OpenVO is the only calibration-free VO method that simultaneously incorporates temporal dynamics awareness and geometric priors without relying on additional data.

Rating

  • Novelty: ⭐⭐⭐⭐ — The first work to introduce temporal dynamics awareness into VO; the affine modulation design of Time Condition Layers is concise and elegant; the differentiable 2D→3D flow is also a meaningful contribution.
  • Experimental Thoroughness: ⭐⭐⭐⭐ — Covers three major autonomous driving benchmarks with both standard and variable frame-rate evaluations and comprehensive ablations; however, more extreme frame rates and other sensor types are not tested.

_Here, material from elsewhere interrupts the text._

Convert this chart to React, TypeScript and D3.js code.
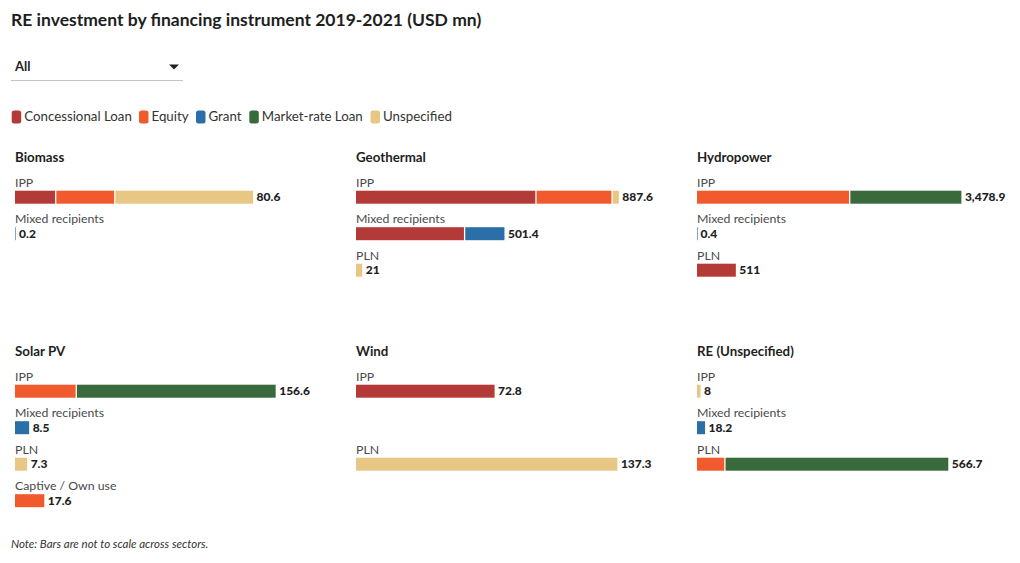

  • Writing Quality: ⭐⭐⭐⭐ — Motivation is clear, method description is fluent, figures and tables are informative, and the problem formulation is well-defined.
  • Value: ⭐⭐⭐⭐ — Addresses practical challenges in open-world dashcam trajectory reconstruction, with direct applicability to autonomous driving data collection and YouTube-scale video analysis.